:: What to produce ::
Go through the data and copy every line exactly, but not the images.

:: Given information ::
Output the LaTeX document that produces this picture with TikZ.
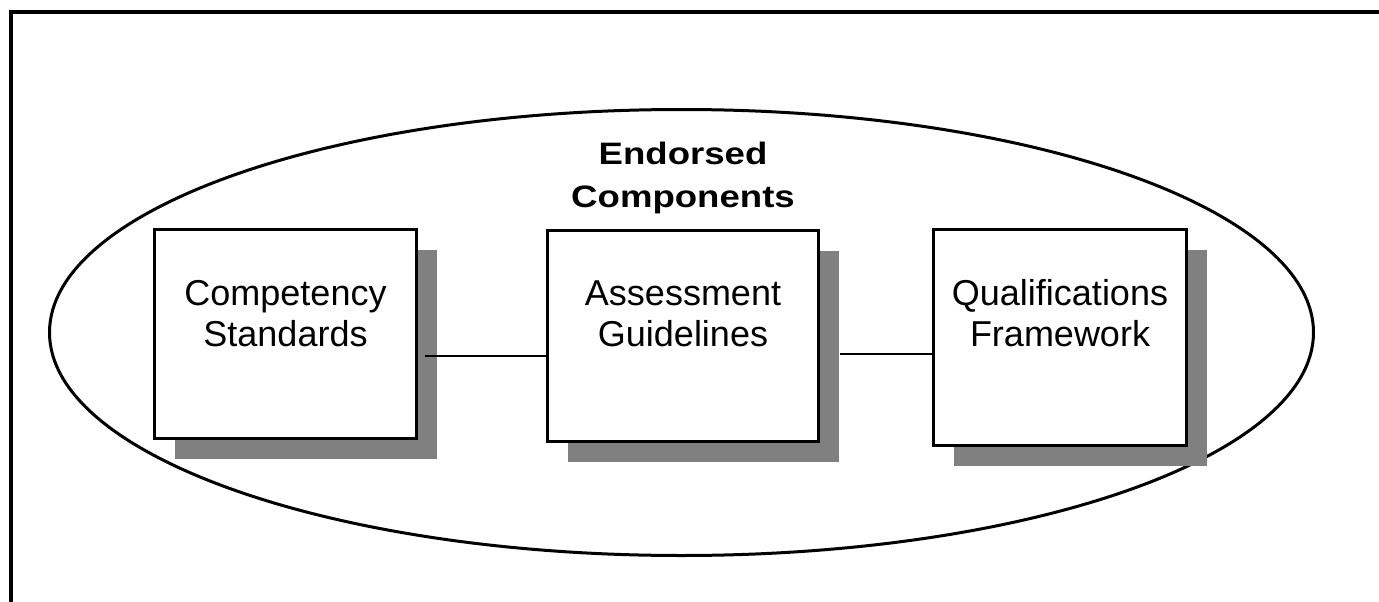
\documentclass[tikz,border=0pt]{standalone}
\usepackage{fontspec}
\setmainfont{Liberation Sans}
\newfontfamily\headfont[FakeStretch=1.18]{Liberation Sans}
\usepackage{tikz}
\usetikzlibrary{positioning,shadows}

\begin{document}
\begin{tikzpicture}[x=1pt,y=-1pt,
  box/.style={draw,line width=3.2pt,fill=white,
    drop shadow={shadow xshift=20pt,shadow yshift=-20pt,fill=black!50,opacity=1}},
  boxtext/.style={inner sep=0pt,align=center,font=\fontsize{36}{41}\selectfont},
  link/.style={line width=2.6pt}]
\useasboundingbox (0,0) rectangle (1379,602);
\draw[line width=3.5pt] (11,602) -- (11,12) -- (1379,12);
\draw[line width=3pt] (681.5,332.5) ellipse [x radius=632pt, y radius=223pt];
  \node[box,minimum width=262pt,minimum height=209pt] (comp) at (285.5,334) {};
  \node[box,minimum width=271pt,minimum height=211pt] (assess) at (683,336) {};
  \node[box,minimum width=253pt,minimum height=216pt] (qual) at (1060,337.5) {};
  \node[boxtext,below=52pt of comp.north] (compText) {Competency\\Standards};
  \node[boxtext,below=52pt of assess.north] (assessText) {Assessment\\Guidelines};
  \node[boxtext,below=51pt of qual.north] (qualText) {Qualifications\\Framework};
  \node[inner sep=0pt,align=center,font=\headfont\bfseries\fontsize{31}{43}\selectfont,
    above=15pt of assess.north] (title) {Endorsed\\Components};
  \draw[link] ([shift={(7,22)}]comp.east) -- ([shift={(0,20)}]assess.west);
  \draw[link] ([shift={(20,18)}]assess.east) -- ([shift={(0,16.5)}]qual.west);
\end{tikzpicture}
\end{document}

:: Expected answer ::
Output the LaTeX document that produces this picture with TikZ.
\documentclass[tikz,border=0pt]{standalone}
\usepackage{fontspec}
\setmainfont{Liberation Sans}
\newfontfamily\headfont[FakeStretch=1.18]{Liberation Sans}
\usepackage{tikz}
\usetikzlibrary{positioning,shadows}

\begin{document}
\begin{tikzpicture}[x=1pt,y=-1pt,
  box/.style={draw,line width=3.2pt,fill=white,
    drop shadow={shadow xshift=20pt,shadow yshift=-20pt,fill=black!50,opacity=1}},
  boxtext/.style={inner sep=0pt,align=center,font=\fontsize{36}{41}\selectfont},
  link/.style={line width=2.6pt}]
\useasboundingbox (0,0) rectangle (1379,602);
\draw[line width=3.5pt] (11,602) -- (11,12) -- (1379,12);
\draw[line width=3pt] (681.5,332.5) ellipse [x radius=632pt, y radius=223pt];
  \node[box,minimum width=262pt,minimum height=209pt] (comp) at (285.5,334) {};
  \node[box,minimum width=271pt,minimum height=211pt] (assess) at (683,336) {};
  \node[box,minimum width=253pt,minimum height=216pt] (qual) at (1060,337.5) {};
  \node[boxtext,below=52pt of comp.north] (compText) {Competency\\Standards};
  \node[boxtext,below=52pt of assess.north] (assessText) {Assessment\\Guidelines};
  \node[boxtext,below=51pt of qual.north] (qualText) {Qualifications\\Framework};
  \node[inner sep=0pt,align=center,font=\headfont\bfseries\fontsize{31}{43}\selectfont,
    above=15pt of assess.north] (title) {Endorsed\\Components};
  \draw[link] ([shift={(7,22)}]comp.east) -- ([shift={(0,20)}]assess.west);
  \draw[link] ([shift={(20,18)}]assess.east) -- ([shift={(0,16.5)}]qual.west);
\end{tikzpicture}
\end{document}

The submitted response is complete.